Idéalement, en première intention une tentative de repositionnement de la sonde VD dans une commissure peut être réalisée avant d’envisager son extraction, plus à risque. Mediratta et al. ont constaté que l’emplacement de la sonde VD dans une position commissurale était associée à une IT moins sévère. Dans ce cas, la position de la sonde doit être confirmée en peropératoire par une ETT 3D. L’autre option, plus invasive, est l’extraction de la sonde. Actuellement, il n’existe aucune donnée prospective permettant de définir des indications d’extraction en raison d’une IT isolée (absence d’endocardite ou d’infection de matériel). En revanche, il est reconnu qu’une extraction de sonde peut se justifier en cas d’infection, de problèmes d’abord vasculaires (avec nécessité de changer de sonde par exemple), de douleurs chroniques sévères au niveau de la loge, ou de la nécessité d’une radiothérapie sur le site de passage de la sonde(28).
Alternative aux sondes endocardiques transvalvulaires
Pour éviter le passage à travers la VT, des alternatives sont envisageables :
• La stimulation du ventricule gauche via le sinus coronaire, en général réservée aux techniques de resynchronisation.
• La stimulation épicardique, limitée par son caractère invasif chirurgical et par les risques d’élévation de seuils. Elle est souvent la solution en cas d’infection chez des patients dépendants de la stimulation.
• Le stimulateur sans sonde. Le stimulateur Micra™ (Medtronic), est efficacement implanté dans 99,6 % des cas, avec un faible taux de complications majeures (1,51 %) dans les 30 jours après implantation, sans complication valvulaire répertoriée à ce jour(29).
• La stimulation du faisceau de His, connue depuis 50 ans. Elle permet de conférer une séquence d’activation plus physiologique et de minimiser les effets délétères de la stimulation VD. Parce que le faisceau de His pénètre dans le septum membraneux du côté atrial au niveau de l’insertion de la VT, sa stimulation peut être réalisée sans affecter la fermeture et/ou la fonction de la valve. Au cours des 20 dernières années, plusieurs études ont montré qu’elle pouvait être réalisée en toute sécurité. Celle-ci génère des complexes QRS plus fins que la stimulation biventriculaire ou même parfois de la conduction native, et peut entraîner une amélioration de la fraction du ventriculaire gauche (FEVG) et de la qualité de vie tout en réduisant le nombre des hospitalisations pour insuffisance cardiaque(30-32).
Conclusion
L’IT est une complication souvent négligée après l’implantation d’un DECI. Si son incidence est mal connue, elle est le plus souvent minime et/ou asymptomatique. En revanche, une IT massive associée à une aggravation des symptômes d’insuffisance cardiaque ne doit pas être méconnue.
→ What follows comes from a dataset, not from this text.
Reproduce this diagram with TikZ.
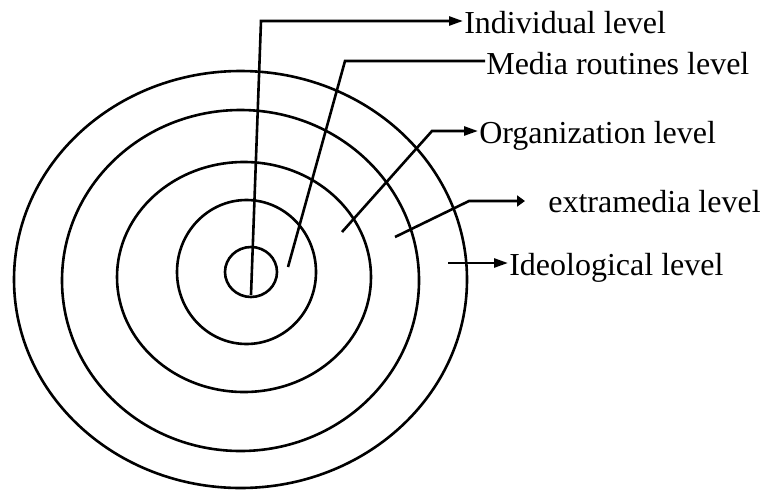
\documentclass[tikz,border=0pt]{standalone}
\usepackage{fontspec}
\setmainfont{Liberation Serif}
\usetikzlibrary{arrows.meta}
\begin{document}
\begin{tikzpicture}[x=1pt,y=-1pt, line width=2.6pt,
  ring/.style={draw},
  lbl/.style={anchor=base west, inner sep=0pt, font=\fontsize{32}{36}\selectfont},
  lead/.style={draw, line join=miter},
  tip/.style={-{Triangle[length=14pt,width=9pt]}},
  stub/.style={-{Triangle[length=8pt,width=11pt]}}]
\useasboundingbox (0,0) rectangle (762,490);
% rings
\draw[ring] (251,272) ellipse [x radius=26, y radius=25];
\draw[ring] (246.5,272) ellipse [x radius=69.5, y radius=72];
\draw[ring] (244,277) ellipse [x radius=127, y radius=115];
\draw[ring] (240.5,280.5) ellipse [x radius=178.5, y radius=170.5];
\draw[ring] (240.5,279.5) ellipse [x radius=226.5, y radius=208.5];
% labels
\node[lbl] (ind) at (463,33) {Individual level};
\node[lbl] (med) at (485,74) {Media routines level};
\node[lbl] (org) at (478,143) {Organization level};
\node[lbl] (ext) at (547,212) {extramedia level};
\node[lbl] (ideo) at (508,275) {Ideological level};
% leader points
\coordinate (a1) at (251,295);
\coordinate (b1) at (261,21);
\coordinate (a2) at (288,267);
\coordinate (b2) at (345,61);
\coordinate (a3) at (342,232);
\coordinate (b3) at (432,131);
\coordinate (a4) at (395,237);
\coordinate (b4) at (469,201);
\coordinate (e4) at (525,201);
\coordinate (a5) at (448,263);
% leaders
\draw[lead,tip] (a1) -- (b1) -- (b1 -| ind.west);
\draw[lead] (a2) -- (b2) -- (b2 -| med.west);
\draw[lead,tip] (a3) -- (b3) -- (b3 -| org.west);
\draw[lead,stub] (a4) -- (b4) -- (e4);
\draw[lead,tip] (a5) -- (a5 -| ideo.west);
\end{tikzpicture}
\end{document}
L’échocardiographie 3D est un élément clé du diagnostic, et permet de préciser la gravité et la responsabilité d’une ou plusieurs sondes ventriculaires droites dans le mécanisme de la fuite.
Si la responsabilité de la sonde est avérée, une intervention corrective peut être envisagée après optimisation du traitement médical, idéalement avant l'apparition d'une dilatation annulaire ou d'une IT sévère. Il s’agit d’extraire le matériel voire de reconstruire chirurgicalement la valve ou de la remplacer, mais actuellement il n’y pas de recommandations sur lesquelles s’appuyer. Les stimulateurs sans sonde ont leur place dans ce contexte, surtout après extraction du matériel endovasculaire et chirurgie valvulaire correctrice.